A most unrelaxing turn of events

It is my last night in Pangal and Lorenzo's house, and so I decided to take a bath. I was covered in salt and sulfur from the day's adventure. Miles and miles of cliffside roads with a rickety trailer had frayed my nerves and the air high up in the Andes was dry and bitterly cold. The students would not stop making noises the whole day. I mean, when they weren't talking, they'd just make noises. I needed a hot soak.

The kids were all asleep and far away and the house was quiet and shut down for the night. I brought in The Wind Up Bird Chronicles and The Best American Poetry 2002 and a few episodes of arrested development on my Ipod just in case I was in there for hours and finished the two books, or lost interest. The bathtub was deep and just my size, and a pale blue color, like toothpaste. I set my books down and my shampoo and filled the tub up with hot water, then slipped in.

I barely had a moment to release my breath when I noticed the tarantula. It was hunkered on the wooden doorframe, preventing my escape from the bathroom. It was facing the other direction, pretending not to notice me. But it knew I was there. And it knew, just as I knew, that it held all the power in this moment.

I decided to adress it directly. After all, I couldn't just leap naked out of the bath and go running down the hall, which was my first impulse. Besides which, this was the only bath tub I would see until Christmas. And for some reason I'm never truly relaxed unless I'm in the bath or I'm wearing a clean pair of socks, and I'd very nearly run out of those as well. And so I spoke to the beast.

"You enjoy your spot on that doorframe, and I'll enjoy my bath, and we'll both live to see another day." And then I turned to my book and read three pages. Then I looked back at the wall. The spider had not moved. I read another half a page. I wasn't relaxed at all. Suddenly the burden of bath-time duties such as soaping and shampooing seemed exhausting. Whenever something touched me, like the shower curtain or the little beaded string on the drain, I would jump and flinch.

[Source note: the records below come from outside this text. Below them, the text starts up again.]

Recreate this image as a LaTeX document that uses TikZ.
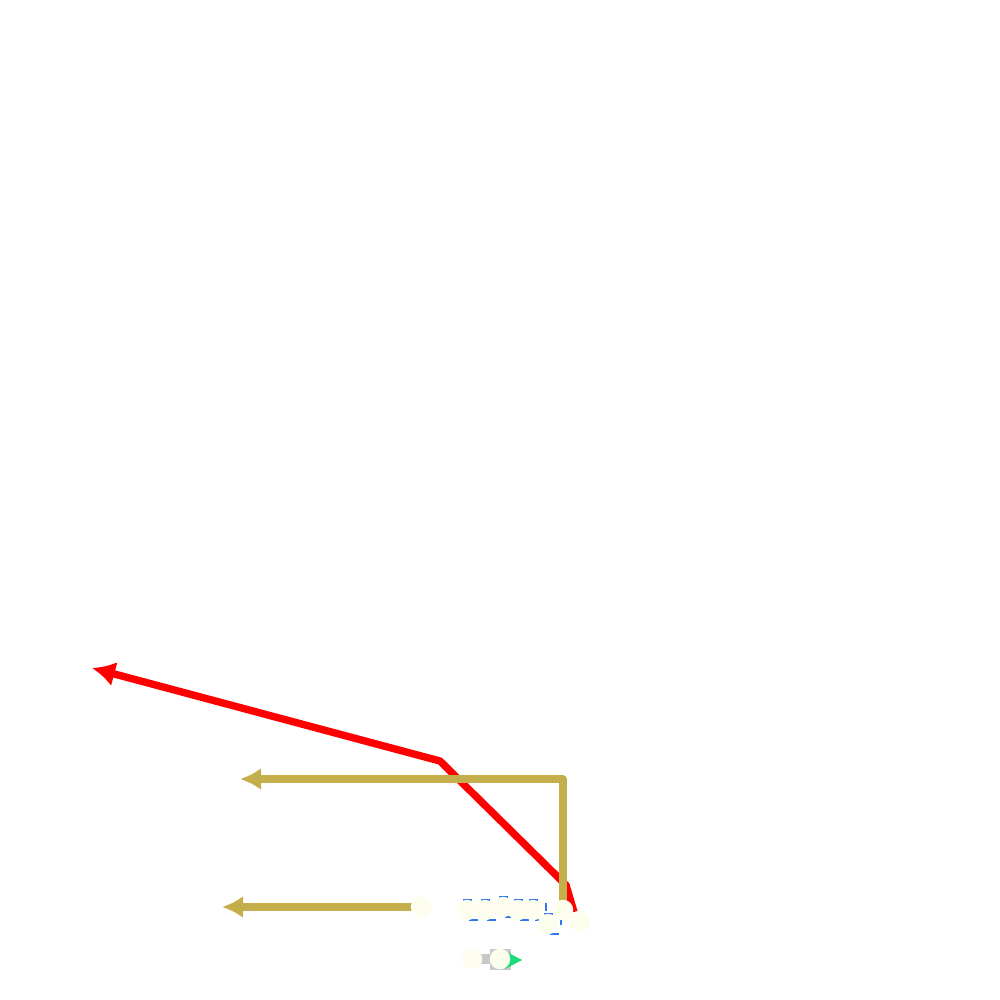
\documentclass[tikz,border=0pt]{standalone}
\usetikzlibrary{arrows.meta}

\definecolor{dotfill}{HTML}{FEFEEE}
\definecolor{pathred}{HTML}{FF0000}
\definecolor{pathtan}{HTML}{C4AE4C}
\definecolor{markblue}{HTML}{3377F0}
\definecolor{stemgrey}{HTML}{C8C8C8}
\definecolor{tipgreen}{HTML}{1ADC7A}

\begin{document}
\begin{tikzpicture}[%
        x = 0.01cm,
        y = -0.01cm,
        > = Latex,
        line width = 2pt,
        line join = round,
        dot/.style = {%
            circle,
            fill = dotfill,
            inner sep = 0pt,
            minimum size = 2.05mm
        },
        frame/.style = {%
            draw = markblue,
            line width = 0.6pt,
            dash pattern = on 2.4pt off 3.2pt,
            dash phase = 3pt,
            inner sep = 0pt,
            minimum size = 2mm,
            xshift = 0.3mm
        },
        box/.style = {%
            fill = stemgrey,
            inner sep = 0pt,
            minimum size = 2.1mm
        }
    ]

        \useasboundingbox (0, 0) rectangle (1000, 1000);

        % Coordinates for the points on the paths.
        \coordinate (R0) at (574, 912);
        \coordinate (R1) at (566, 885);
        \coordinate (R2) at (440, 761);
        \coordinate (R3) at (92, 668);
        \coordinate (T1) at (563, 779);
        \coordinate (T2) at (240, 779);
        \coordinate (T3) at (222, 907);

        % Positions of the dots.
        \coordinate (A) at (421, 907);
        \coordinate (B1) at (467, 910);
        \coordinate (B2) at (485, 910);
        \coordinate (B3) at (503, 907);
        \coordinate (B4) at (518, 910);
        \coordinate (B5) at (533, 910);
        \coordinate (B6) at (548, 924);
        \coordinate (C) at (563, 910);
        \coordinate (D) at (580, 922);
        \coordinate (E1) at (472, 959);
        \coordinate (E2) at (500, 959);

        % Red path.
        \draw[->, pathred, line width = 2.1pt, >={Latex[length = 2.3mm, width = 2.5mm]}]
            (R0) -- (R1) -- (R2) -- (R3);

        % Tan paths.
        \begin{scope}[pathtan, >={Latex[length = 2.1mm, width = 2.2mm]}]
            \draw[->] (C) -- (T1) -- (T2);
            \draw[->] (A) -- (T3);
        \end{scope}

        % Grey stem with its green tip.
        \draw[stemgrey, line width = 2.6pt] (E1) -- (E2);
        \node[box] (e2box) at (E2) {};
        \fill[tipgreen] (505, 951) -- (522, 960) -- (505, 969) -- cycle;

        % Dashed frames behind the dots.
        \foreach \p in {B1, B2, B3, B4, B5, B6}{%
            \node[frame] at (\p) {};
        }

        % Dots.
        \foreach \p in {A, B1, B2, B3, B4, B5, B6, C, D, E1, E2}{%
            \node[dot] (n\p) at (\p) {};
        }
    \end{tikzpicture}
\end{document}
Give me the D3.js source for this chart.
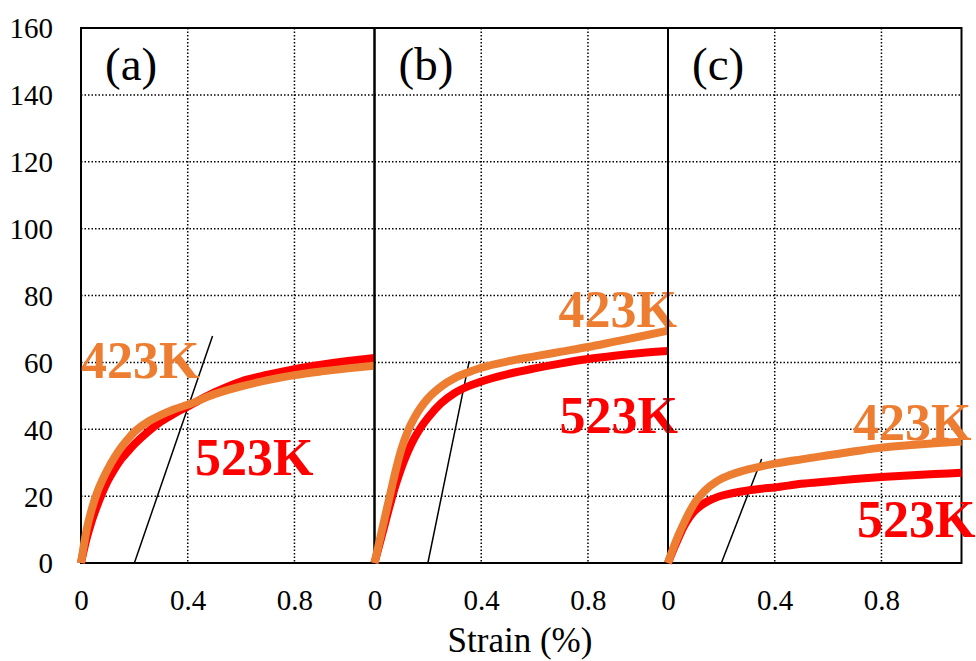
<!DOCTYPE html>
<html>
<head>
<meta charset="utf-8">
<script src="https://cdn.jsdelivr.net/npm/d3@7"></script>
<style>
body { margin: 0; background: #fff; }
text { font-family: "Liberation Serif", "Times New Roman", serif; }
</style>
</head>
<body>
<div id="plot"></div>
<script>
// strain (%) sample points shared by all curves
const strain = [0, 0.02, 0.04, 0.06, 0.08, 0.1, 0.125, 0.15, 0.175, 0.2, 0.25, 0.3, 0.35, 0.4, 0.5, 0.6, 0.7, 0.8, 0.9, 1.0, 1.1];

// stress values
const a_423 = [0, 9.5, 16, 21, 24.8, 28, 31.5, 34.5, 37, 39.2, 42.2, 44.3, 46, 47.3, 50.5, 52.8, 54.7, 56.2, 57.3, 58.2, 59];
const a_523 = [0, 7, 12.5, 17, 21, 24.5, 28, 31, 33.3, 35.5, 39.2, 42.3, 44.7, 46.8, 51, 54.3, 56.3, 58, 59.3, 60.4, 61.3];
const b_423 = [0, 7, 14, 21, 27.8, 33.8, 39.5, 43.5, 46.7, 49.2, 52.8, 55.3, 57, 58.4, 60.3, 61.8, 63.2, 64.6, 66.2, 67.8, 69.5];
const b_523 = [0, 6, 12, 18, 23.5, 28.3, 33.3, 37.4, 40.7, 43.4, 47.8, 50.8, 52.8, 54.3, 56.5, 58.2, 59.7, 61, 62, 62.8, 63.4];
const c_423 = [0, 4.5, 8.5, 12, 15.2, 18, 20.5, 22.5, 24, 25.2, 26.8, 28, 28.9, 29.7, 31, 32.2, 33.4, 34.5, 35.2, 35.8, 36.3];
const c_523 = [0, 4, 7.6, 11, 13.6, 15.6, 17.3, 18.5, 19.4, 20.1, 21, 21.7, 22.2, 22.6, 23.7, 24.4, 25.1, 25.7, 26.2, 26.6, 27];

// 0.2% offset lines: [x0, y0, x1, y1]
const offset_a = [0.2, 0, 0.493, 67.9];
const offset_b = [0.2, 0, 0.355, 60.4];
const offset_c = [0.2, 0, 0.351, 31.1];

const panelLabels = ["(a)", "(b)", "(c)"];
const yTicks = [0, 20, 40, 60, 80, 100, 120, 140, 160];
const xTicks = [0, 0.4, 0.8];

const margin = {top: 28, left: 81},
panelWidth = 293.5,
height = 535;

const svg = d3.select("#plot")
.append("svg")
.attr("width", 976)
.attr("height", 661);

const x = d3.scaleLinear()
.domain([0, 1.1])
.range([0, panelWidth]);

const y = d3.scaleLinear()
.domain([0, 160])
.range([height, 0]);

const root = svg.append("g")
.attr("transform", `translate(${margin.left},${margin.top})`);

// y axis labels
root.append("g")
.call(d3.axisLeft(y).tickValues(yTicks).tickSize(0).tickPadding(28))
.call(g => g.select(".domain").remove())
.selectAll("text")
.attr("dy", "0.34em")
.style("font-size", "29px")
.style("font-family", "Liberation Serif");

// label positions are [x inside panel, baseline y in page]
const panels = [
	{label: panelLabels[0], hi: a_423, lo: a_523, off: offset_a, tags: [[0, 378], [114, 475]]},
	{label: panelLabels[1], hi: b_423, lo: b_523, off: offset_b, tags: [[184, 327], [185, 433]]},
	{label: panelLabels[2], hi: c_423, lo: c_523, off: offset_c, tags: [[185, 440], [189, 537]]}
];

const line = d3.line()
.x(d => x(d[0]))
.y(d => y(d[1]))
.curve(d3.curveMonotoneX);

panels.forEach((p, i) => {
	const g = root.append("g")
	.attr("transform", `translate(${i * panelWidth},0)`);

	// dotted grid
	g.selectAll(".hgrid")
	.data(yTicks.filter(v => v > 0 && v < 160))
	.join("line")
	.attr("x1", 0).attr("x2", panelWidth)
	.attr("y1", d => y(d)).attr("y2", d => y(d))
	.attr("stroke", "#000")
	.attr("stroke-width", 1.5)
	.attr("stroke-dasharray", "1.5,2");

	g.selectAll(".vgrid")
	.data([0.4, 0.8])
	.join("line")
	.attr("x1", d => x(d)).attr("x2", d => x(d))
	.attr("y1", 0).attr("y2", height)
	.attr("stroke", "#000")
	.attr("stroke-width", 1.5)
	.attr("stroke-dasharray", "1.5,2");

	// panel frame
	g.append("rect")
	.attr("x", 0).attr("y", 0)
	.attr("width", panelWidth).attr("height", height)
	.attr("fill", "none")
	.attr("stroke", "#000")
	.attr("stroke-width", 2);

	// x axis labels
	g.append("g")
	.attr("transform", `translate(0,${height})`)
	.call(d3.axisBottom(x).tickValues(xTicks).tickSize(0).tickPadding(26).tickFormat(d => d === 0 ? "0" : d3.format(".1f")(d)))
	.call(ax => ax.select(".domain").remove())
	.selectAll("text")
	.style("font-size", "29px")
	.style("font-family", "Liberation Serif");

	// offset line
	g.append("line")
	.attr("x1", x(p.off[0])).attr("y1", y(p.off[1]))
	.attr("x2", x(p.off[2])).attr("y2", y(p.off[3]))
	.attr("stroke", "#000")
	.attr("stroke-width", 1.5);

	// curves
	g.append("path")
	.datum(strain.map((s, k) => [s, p.lo[k]]))
	.attr("d", line)
	.attr("fill", "none")
	.attr("stroke", "#ff0000")
	.attr("stroke-width", 8);

	g.append("path")
	.datum(strain.map((s, k) => [s, p.hi[k]]))
	.attr("d", line)
	.attr("fill", "none")
	.attr("stroke", "#ed7d31")
	.attr("stroke-width", 8);

	// panel label
	g.append("text")
	.attr("x", 24).attr("y", 80 - margin.top)
	.style("font-size", "47px")
	.text(p.label);

	// temperature labels
	g.append("text")
	.attr("x", p.tags[0][0]).attr("y", p.tags[0][1] - margin.top)
	.style("font-size", "52px")
	.style("font-weight", "bold")
	.attr("fill", "#ed7d31")
	.text("423K");

	g.append("text")
	.attr("x", p.tags[1][0]).attr("y", p.tags[1][1] - margin.top)
	.style("font-size", "52px")
	.style("font-weight", "bold")
	.attr("fill", "#ff0000")
	.text("523K");
});

// x axis title
svg.append("text")
.attr("x", 520)
.attr("y", 652)
.attr("text-anchor", "middle")
.style("font-size", "35px")
.text("Strain (%)");
</script>
</body>
</html>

And then the unthinkable occured. I gave a check on the wall to see if the tarantula was still posted there. He wasn't. He had broken our little truce and taken off, no doubt inching his terrible body, remarkably reminiscent of a big hand of a hairy man, across the floor and into my bath. I shot out of the tub but then realized I had no where to go. When there is a tarantula in the room but you can't see it and you don't know where it is, it might as well be everywhere. Suddenly the pile of clothes I had left so carelessly on the floor was a potential spider nest. Even the books stacked on the shelf had created an unintentional fortress. Tarantulas, like all frightening things like ghosts or bats, can scuttle up a wall or across a ceiling just as easily as they can scuttle across the floor. No place was safe from this big guy.

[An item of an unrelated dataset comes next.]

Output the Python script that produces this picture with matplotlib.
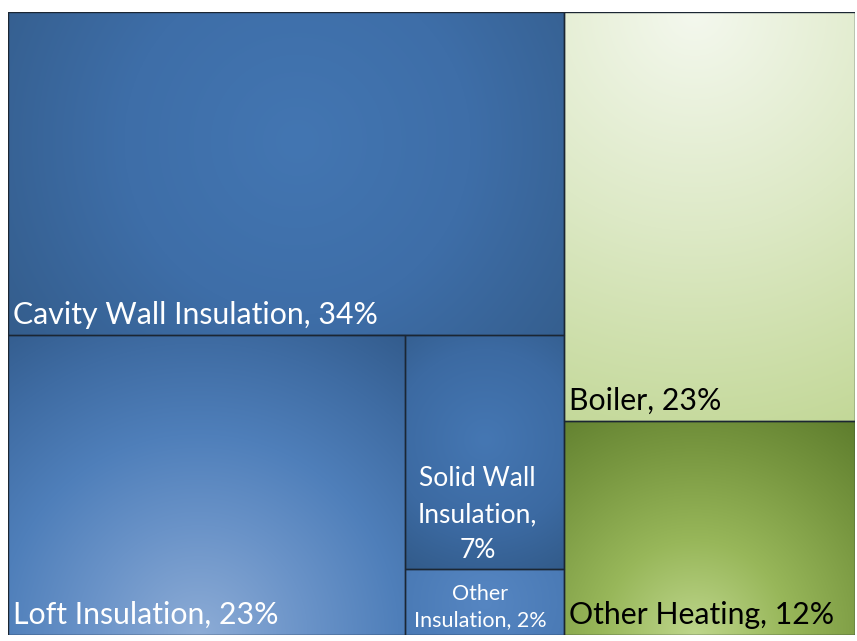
import numpy as np
import matplotlib.pyplot as plt
from matplotlib.colors import to_rgb
from matplotlib.patches import Rectangle

# Treemap data (share of measures, %)
insulation_names = ['Cavity Wall Insulation', 'Loft Insulation', 'Solid Wall Insulation', 'Other Insulation']
insulation_values = [34.1, 22.6, 7.1, 2.0]
heating_names = ['Boiler', 'Other Heating']
heating_values = [22.6, 11.8]

# tile gradient styles: centre (x, y as tile fractions) and colour stops from centre to corner
styles = {
    'Cavity Wall Insulation': ((0.52, 0.40), [(0, '#4376b2'), (0.5, '#3e6ea8'), (1, '#345d8c')]),
    'Loft Insulation': ((0.48, 1.00), [(0, '#8dacd6'), (0.3, '#6a93c8'), (0.55, '#4f7fba'),
                                       (0.8, '#3f6ca3'), (1, '#335c8d')]),
    'Solid Wall Insulation': ((0.50, 0.45), [(0, '#4577b3'), (0.6, '#3c6aa2'), (1, '#325b8a')]),
    'Other Insulation': ((0.50, 0.50), [(0, '#5686c2'), (1, '#4a7ab5')]),
    'Boiler': ((0.45, 0.00), [(0, '#f4f8ee'), (0.5, '#dde9c6'), (1, '#c3d898')]),
    'Other Heating': ((0.45, 1.00), [(0, '#bed68c'), (0.35, '#98b75a'), (0.7, '#789740'),
                                     (1, '#5e7d2d')]),
}


def split(x, y, w, h, values, horizontal):
    total = sum(values)
    rects = []
    for v in values:
        f = v / total
        if horizontal:
            rects.append((x, y, w * f, h))
            x += w * f
        else:
            rects.append((x, y, w, h * f))
            y += h * f
    return rects


def layout():
    groups = split(0, 0, 1, 1, [sum(insulation_values), sum(heating_values)], True)
    gx, gy, gw, gh = groups[0]
    cav, rest = split(gx, gy, gw, gh, [insulation_values[0], sum(insulation_values[1:])], False)
    loft, col = split(*rest, [insulation_values[1], sum(insulation_values[2:])], True)
    solid, other = split(*col, insulation_values[2:], False)
    boiler, oheat = split(*groups[1], heating_values, False)
    return dict(zip(insulation_names + heating_names, [cav, loft, solid, other, boiler, oheat])), \
        dict(zip(insulation_names + heating_names, insulation_values + heating_values))


rects, values = layout()

fig = plt.figure(figsize=(8.57, 6.41), dpi=100)
ax = fig.add_axes([8 / 857, 6 / 641, 847 / 857, 623 / 641])
ax.set_xlim(0, 1)
ax.set_ylim(1, 0)
ax.axis('off')

W_PX, H_PX = 847, 623
for name, (x, y, w, h) in rects.items():
    (cx, cy), stops = styles[name]
    xs = (np.linspace(0, 1, 200) - cx) * w * W_PX
    ys = (np.linspace(0, 1, 200) - cy) * h * H_PX
    X, Y = np.meshgrid(xs, ys)
    rad = max(np.hypot(max(cx, 1 - cx) * w * W_PX, max(cy, 1 - cy) * h * H_PX), 1)
    t = np.clip(np.hypot(X, Y) / rad, 0, 1)
    pos = [s[0] for s in stops]
    cols = np.array([to_rgb(s[1]) for s in stops])
    img = np.stack([np.interp(t, pos, cols[:, k]) for k in range(3)], axis=-1)
    ax.imshow(img, extent=(x, x + w, y + h, y), origin='upper', aspect='auto',
              interpolation='bilinear', zorder=1)
    ax.add_patch(Rectangle((x, y), w, h, fill=False, edgecolor='#1b2633', lw=1.0, zorder=2))

font = 'Lato'
for name, (x, y, w, h) in rects.items():
    color = 'black' if name in heating_names else 'white'
    pct = f"{values[name]:.0f}%"
    if name == 'Solid Wall Insulation':
        ax.annotate(f"Solid Wall\nInsulation,\n{pct}", (x + w / 2, y + h), xytext=(-5, 8),
                    textcoords='offset points', ha='center', va='baseline', color=color,
                    fontsize=19, family=font, linespacing=1.55, zorder=3)
    elif name == 'Other Insulation':
        ax.annotate(f"Other\nInsulation, {pct}", (x + w / 2, y + h), xytext=(-3, 6.5),
                    textcoords='offset points', ha='center', va='baseline', color=color,
                    fontsize=15.5, family=font, linespacing=1.4, zorder=3)
    else:
        ax.annotate(f"{name}, {pct}", (x, y + h), xytext=(3.5, 8),
                    textcoords='offset points', ha='left', va='baseline', color=color,
                    fontsize=21.8, family=font, zorder=3)

fig.savefig('out.png', dpi=100)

So what can I say? That I 'sacked up' (a new term I learned from the kids) and remained in my bath and read from my book and washed my hair like a true soldier? Forget about it. I was out of there quicker than my head-first tumble down the stairs the other day in front of Lorenzo. I took only what I needed and I fled. I hope that the tarantula is in there foaming up with Aveda shampure and enjoying the Haruki Murakami novel, because one of us really ought to.